For now, the place is like entering an alternate world where ghosts tend the fields and the landscape swallows you up to see what you taste like.  The trees and stone barriers, star marks and rusting material give witness to a way of life removed from what we are told to think of as “inevitable progress”.  Yeah, the inevitable progress of the grave, buddy.  Go back and tell it to the Post.

It’s the off season, and the weekday, so there’s three “groups” at the campsite out of twenty-five or so spots besides us.  Spread out along the hillside, the trees absorb human speech for their own amusement.  We’re the wildernesses’ version of short-term disposable entertainment.

Even during the day, if you stay on the path, there’s a sense of life-forces of many kinds relating to one another.  Some good, some not so good.  I got to walk the paths by myself and feel again the primordial sensation of being at one with nature, and it’s unconscious dangers.  Bear poop.  Twisted ankles on rocky, root-infested slopes.  Losing your mind and being possessed by natural forces that have nothing to do with personal, conscious relationships.

Cue Lola Heatherton:  “It’s so scary!  Baaa-haha-haaa!”

The gang decides to climb a nearby mountain.  The mountain has acquired a certain reputation, as we’ve only been talking about it for the four years we’ve been running to this place to get back on an even keel.  It’s a steep, hour and a half climb to a splendid view.  It takes us three and a half hours to work out our overall adventure.

The two couples we meet are both going down the way they came up.  We go up one way, decide to try a shortcut and end up taking the long way back to a point where we can descend safely.  K gets to go on a scouting mission and sees a view only she can bear witness to.  The gang melts down over the need to get down before we run out of BLT sandwiches, water, and sanity points.

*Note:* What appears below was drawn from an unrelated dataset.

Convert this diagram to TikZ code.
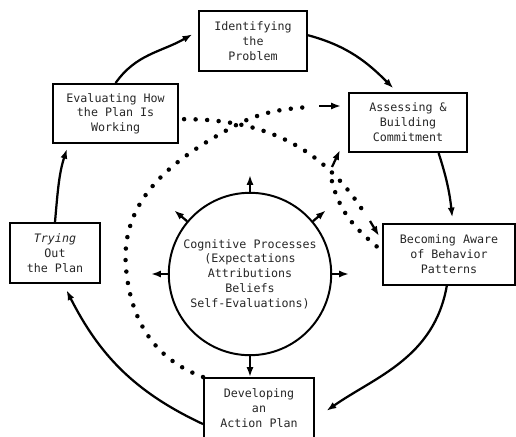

I packed us plenty of warm clothing and rain gear, plus some snacks and flashlights.  We’re prepared, but the trek ends up being a long and hard one for us all to take.  Our feet start to hurt two hours in, and thanks to the map and compass we don’t lose hope.  But I keep thinking this is how people end up on the news.  They go into the wilderness unprepared or they go too far and make a wrong turn.  We come close to the edge several times, but somehow we stick together despite the arguing and make it back to a trail that makes sense.

Then it’s the long haul back to the vehicle, down the steep slope through the horse poop and winding paths to safety.  The trek becomes a question of how long people can keep going before they stumble and injure themselves.  It must be the promise of rum punch, chimney-roasted hotdogs, and brownies & ice cream that keeps us whole through the misery.

Out on the deck with a body shock that won’t hit until the next day, we munch our food in thanks.  I toss a bowl full of cherry tomatoes out into the darkness for the Chicken Cow.  That’s all he gets this time.